PRO 7’s Moby Dick-A A +A
Saturday, August 23, 2014
IT MAY actually be working. The operative word here is “may.” I’m talking about the Police Regional Office (PRO) 7’s intensified anti-illegal drugs campaign.
When Prudencio Tom Bañas took over from Danilo Constantino as PRO 7 director, he announced that going after the men and women behind the illegal drugs trade was his priority.
And the police have been everywhere. They’ve conducted raids and arrests in the north, in the south, in the component cities, in Cebu City and that’s just in Cebu Province.
The lede in Sun.Star Cebu’s front page story last Aug. 22 summed it up: “Cebu’s police have been arresting persons they have long suspected to be drug dealers.”
In the last 10 days, police have rounded up 22 suspected drug pushers and have seized more than P3 million worth of shabu on separate operations in Carcar City, Consolacion, Toledo City and Lapu-Lapu City.
One of the arrested suspects is a 50-year-old laundrywoman from Sambag 1, Cebu City. Mary Jane de Guzman, also known as Marilou Toledo, was taken into custody last Thursday after she sold shabu to a police decoy. She allegedly had in her possession shabu worth P472,000.
With five mouths to feed, the single mother said she was forced to deal drugs to ease her family’s financial burden. Her lack of education meant she could not find a “decent” job. Washing other people’s clothes was not enough to support them, she said. She had to supplement her income.
De Guzman admitted that she knew about the hazards of her new profession. Getting arrested was one of them. Getting killed if she failed to remit drug proceeds was another one.
I’ll give it to the police. Twenty-two is a lot of drug pushers off the street. But here’s where I need more convincing that the PRO 7’s anti-illegal drugs campaign is actually working.
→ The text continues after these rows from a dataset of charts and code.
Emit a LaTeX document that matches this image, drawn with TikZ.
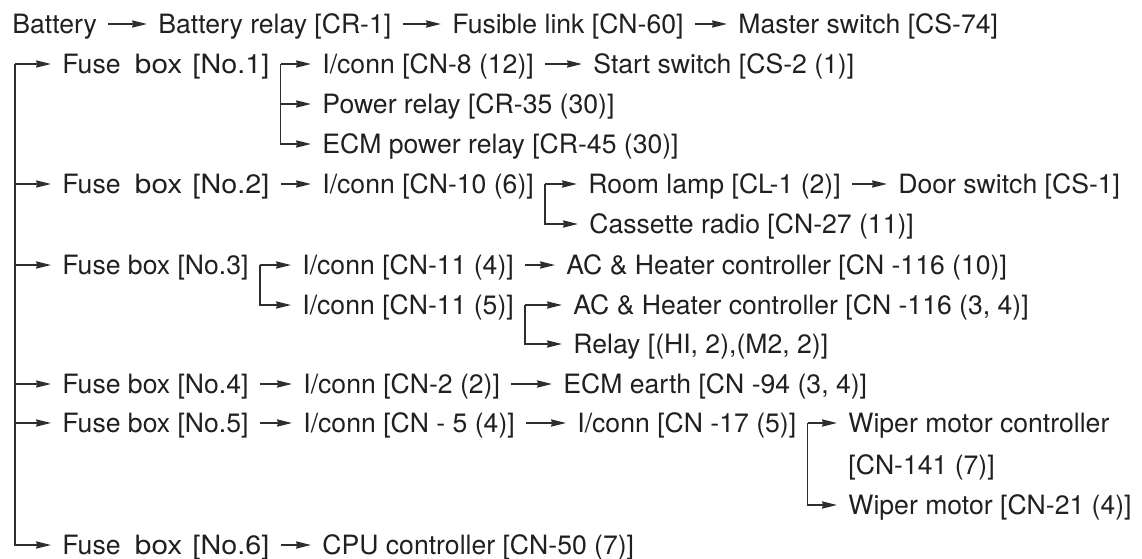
\documentclass[tikz,border=0pt]{standalone}
\usepackage{fontspec}
\setmainfont{TeX Gyre Heros}
\usepackage{graphicx}
\usepackage{tikz}
\usetikzlibrary{arrows.meta}
\tikzset{every picture/.append style={font=\fontsize{13.3}{15}\selectfont}}
\definecolor{figink}{HTML}{231F20}
\definecolor{figwire}{HTML}{2E2E2E}
\tikzset{
  part/.style={anchor=west,inner xsep=5.5pt,inner ysep=0pt,text height=12.6pt,text depth=3pt,text=figink},
  feed/.style={draw=figwire,line width=0.7pt,-{Stealth[length=7.5pt,width=3.6pt,inset=0.6pt]}},
}
\newcommand{\widefuse}[1]{Fuse\hspace{3.5pt} \scalebox{1.12}[1]{box}\hspace{1.5pt} \scalebox{1.08}[1]{[No.#1]}}

\begin{document}
\begin{tikzpicture}[x=0.5pt,y=-0.5pt]
    \useasboundingbox (0,0) rectangle (1142,558);
    \node[part] (bat)  at (1,24)   {Battery};
    \node[part] (bre)  at (147,24) {Battery relay [CR-1]};
    \node[part] (fus)  at (441,24) {Fusible link [CN-60]};
    \node[part] (msw)  at (727,24) {Master switch [CS-74]};
    \node[part] (f1)   at (51,64)   {\widefuse{1}};
    \node[part] (c8)   at (311,64)  {I/conn [CN-8 (12)]};
    \node[part] (ssw)  at (582,64)  {Start switch [CS-2 (1)]};
    \node[part] (prl)  at (311,104) {Power relay [CR-35 (30)]};
    \node[part] (epr)  at (311,144) {ECM power relay [CR-45 (30)]};
    \node[part] (f2)   at (51,184)  {\widefuse{2}};
    \node[part] (c10)  at (311,184) {I/conn [CN-10 (6)]};
    \node[part] (rlp)  at (577,184) {Room lamp [CL-1 (2)]};
    \node[part] (dsw)  at (887,184) {Door switch [CS-1]};
    \node[part] (crd)  at (578,224) {Cassette radio [CN-27 (11)]};
    \node[part] (f3)   at (51,265)  {Fuse box [No.3]};
    \node[part] (c11a) at (291,265) {I/conn [CN-11 (4)]};
    \node[part] (ach1) at (555,265) {AC \& Heater controller [CN -116 (10)]};
    \node[part] (c11b) at (291,305) {I/conn [CN-11 (5)]};
    \node[part] (ach2) at (562,305) {AC \& Heater controller [CN -116 (3, 4)]};
    \node[part] (rly)  at (562,344) {Relay [(HI, 2),(M2, 2)]};
    \node[part] (f4)   at (51,384)  {Fuse box [No.4]};
    \node[part] (c2)   at (292,384) {I/conn [CN-2 (2)]};
    \node[part] (ece)  at (552,384) {ECM earth [CN -94 (3, 4)]};
    \node[part] (f5)   at (51,423)  {Fuse box [No.5]};
    \node[part] (c5)   at (292,423) {I/conn [CN - 5 (4)]};
    \node[part] (c17)  at (566,423) {I/conn [CN -17 (5)]};
    \node[part] (wmc)  at (837,423) {Wiper motor controller};
    \node[part] (wmn)  at (837,465) {[CN-141 (7)]};
    \node[part] (wmo)  at (837,505) {Wiper motor [CN-21 (4)]};
    \node[part] (f6)   at (51,545)  {\widefuse{6}};
    \node[part] (cpu)  at (311,545) {CPU controller [CN-50 (7)]};
    \coordinate (bus) at (15,64);
    \draw[feed] (bat.east) -- (bre.west);
    \draw[feed] (bre.east) -- (fus.west);
    \draw[feed] (fus.east) -- (msw.west);
    \foreach \f in {f1,f2,f3,f4,f5,f6} {\draw[feed] (bus) |- (\f.west);}
    \foreach \t in {c8,prl,epr} {\draw[feed] (f1.east) |- (\t.west);}
    \draw[feed] (c8.east) -- (ssw.west);
    \draw[feed] (f2.east) -- (c10.west);
    \foreach \t in {rlp,crd} {\draw[feed] (c10.east) |- (\t.west);}
    \draw[feed] (rlp.east) -- (dsw.west);
    \foreach \t in {c11a,c11b} {\draw[feed] (f3.east) |- (\t.west);}
    \draw[feed] (c11a.east) -- (ach1.west);
    \foreach \t in {ach2,rly} {\draw[feed] (c11b.east) |- (\t.west);}
    \draw[feed] (f4.east) -- (c2.west);
    \draw[feed] (c2.east) -- (ece.west);
    \draw[feed] (f5.east) -- (c5.west);
    \draw[feed] (c5.east) -- (c17.west);
    \foreach \t in {wmc,wmo} {\draw[feed] (c17.east) |- (\t.west);}
    \draw[feed] (f6.east) -- (cpu.west);
\end{tikzpicture}
\end{document}
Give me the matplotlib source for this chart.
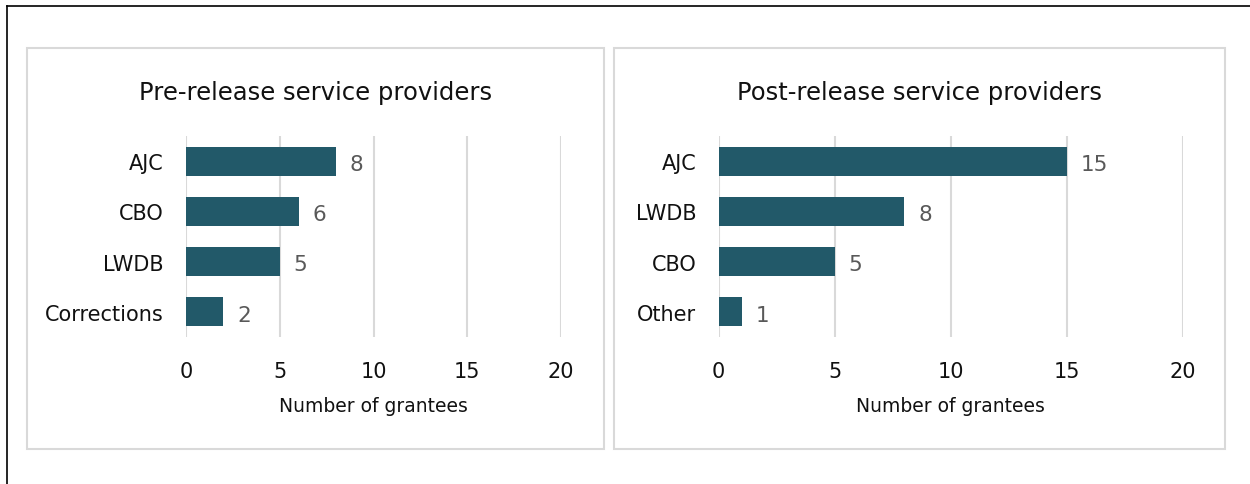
import numpy as np
from matplotlib import pyplot as plt
from matplotlib.patches import Rectangle
from matplotlib.lines import Line2D

# data
pre_labels = ['AJC', 'CBO', 'LWDB', 'Corrections']
pre_values = [8, 6, 5, 2]
post_labels = ['AJC', 'LWDB', 'CBO', 'Other']
post_values = [15, 8, 5, 1]
x_ticks = [0, 5, 10, 15, 20]

BAR = '#225969'
GRID = '#d9d9d9'
W, H = 1250, 485

plt.rcParams['font.family'] = 'DejaVu Sans'

fig = plt.figure(figsize=(W / 100, H / 100), dpi=100)


def px_rect(x0, y0, x1, y1):
    '''pixel box (top-left origin) -> figure fraction [l, b, w, h]'''
    return [x0 / W, 1 - y1 / H, (x1 - x0) / W, (y1 - y0) / H]


def draw_panel(box, ax_box, title, labels, values):
    l, b, w, h = px_rect(*box)
    fig.add_artist(Rectangle((l, b), w, h, transform=fig.transFigure,
                             fill=False, edgecolor=GRID, lw=1.5))
    fig.text(l + w / 2, 1 - 100 / H, title, ha='center', va='baseline',
             fontsize=17.5, color='#111111')

    ax = fig.add_axes(px_rect(*ax_box))
    y = np.arange(len(labels))
    ax.barh(y, values, height=0.58, color=BAR, zorder=3)
    for yi, v in zip(y, values):
        ax.annotate(str(v), (v, yi), xytext=(10, -2), textcoords='offset points',
                    va='center', ha='left', fontsize=15.5, color='#595959')
    ax.set_xlim(0, 20)
    ax.set_ylim(len(labels) - 0.5, -0.5)
    ax.set_xticks(x_ticks)
    ax.set_yticks(y)
    ax.set_yticklabels(labels)
    ax.xaxis.grid(True, color=GRID, lw=1.5, zorder=0)
    ax.set_axisbelow(True)
    for s in ax.spines.values():
        s.set_visible(False)
    ax.tick_params(axis='x', length=0, pad=17, labelsize=15, labelcolor='#111111')
    ax.tick_params(axis='y', length=0, pad=16, labelsize=15, labelcolor='#111111')
    ax.set_xlabel('Number of grantees', fontsize=13.5, color='#111111')
    ax.xaxis.set_label_coords(0.5, -0.295)
    return ax


draw_panel((27, 49, 604, 450), (186, 137, 561, 338),
           'Pre-release service providers', pre_labels, pre_values)
draw_panel((614, 49, 1225, 450), (718.6, 137, 1182.6, 338),
           'Post-release service providers', post_labels, post_values)

# outer frame: top and left edges only
fig.add_artist(Line2D([7 / W, 1], [1 - 7 / H, 1 - 7 / H], transform=fig.transFigure,
                      color='black', lw=1.2))
fig.add_artist(Line2D([7 / W, 7 / W], [0, 1 - 7 / H], transform=fig.transFigure,
                      color='black', lw=1.2))

fig.savefig('out.png', dpi=100, facecolor='white')
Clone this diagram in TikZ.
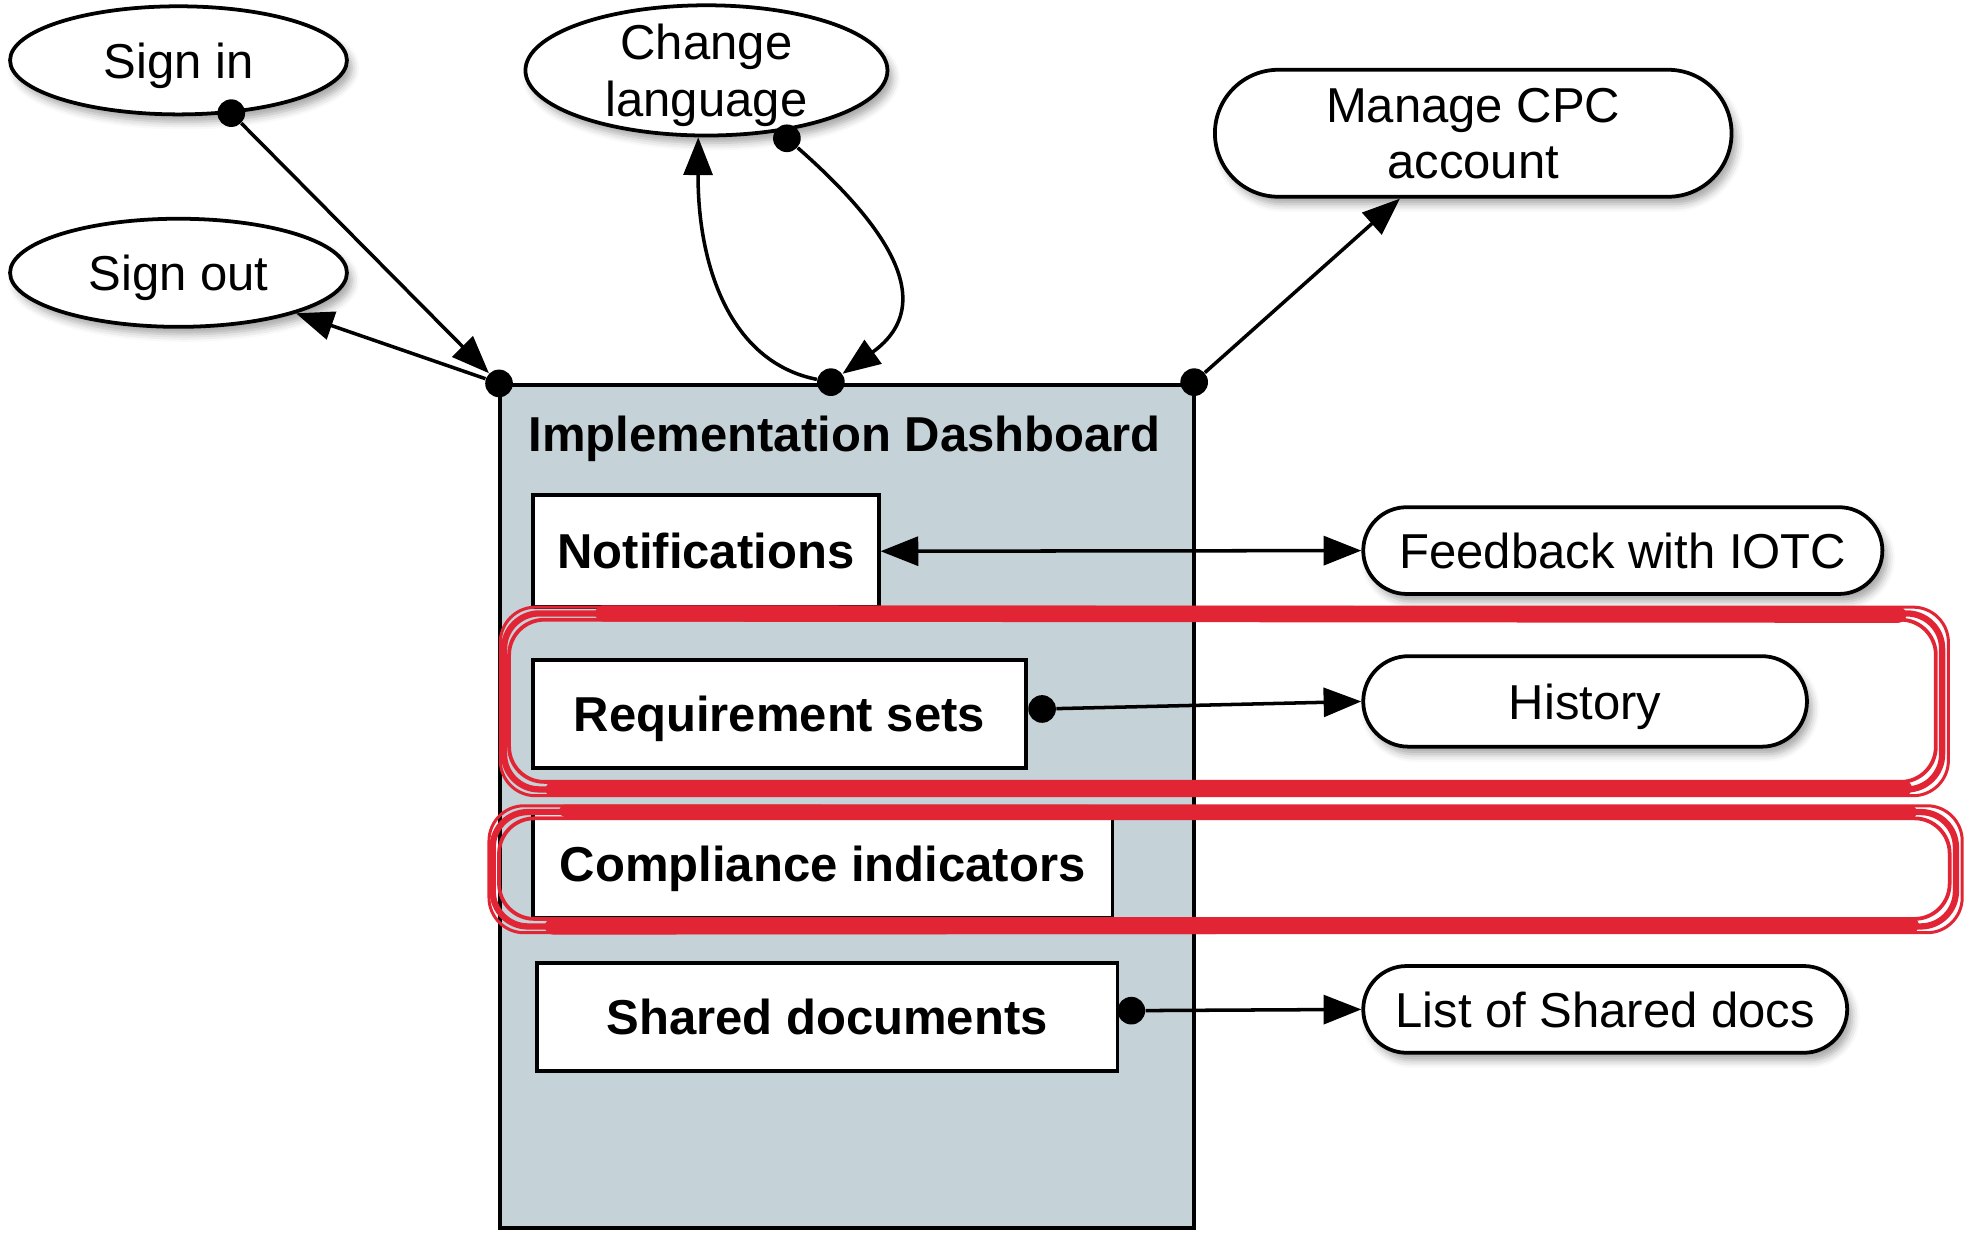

They need to catch a big fish. I’m saying “a” because I don’t need them to catch a school of sharks. Mind you, it doesn’t have to be a whale shark. Heck, I’ll even settle for a stingray, although sharks have been so newsworthy lately. Anyway, de Guzman, even though she is considered a level 2 pusher so she’s no minor player, is just an anchovy. Okay, anchovy may be too small, how about a grouper? Not too big, not too small… but I digress.
My point is police need to go after the financiers, the ones who own and operate the shabu labs. The ones with the guns, the goons. If de Guzman had half a million worth of shabu stashed in her room in Sitio Kalubihan, imagine what these guys or gals are rolling in.
Plus, most of the suspects police arrested were poor.
De Guzman was smart. She played the poverty card. A single mother. Five children. So she may have broken a lot of homes, driven others to a life of crime or basically ruined their lives when she sold them shabu, to the teeming masses, though, she will always be the woman-next-door trying to make ends meet so she could put food on the table.
And there are many de Guzmans out there, all willing to risk life and limb for a respite from destitution. They, too, want a piece of the pie even if they end up with the crumbs.
In the eyes of the law, de Guzman is a criminal, or she will be if proven guilty after she is charged. But there are many who will sympathize with her. Understand that circumstances drove her to do what she did.
But if police raid a mansion inside a compound with several luxury cars and they arrest a well-heeled suspect, someone who has manicured nails and who gets a facial every week and oh, the suspect must have fair complexion… now that’s another story.
Published in the Sun.Star Cebu newspaper on August 24, 2014.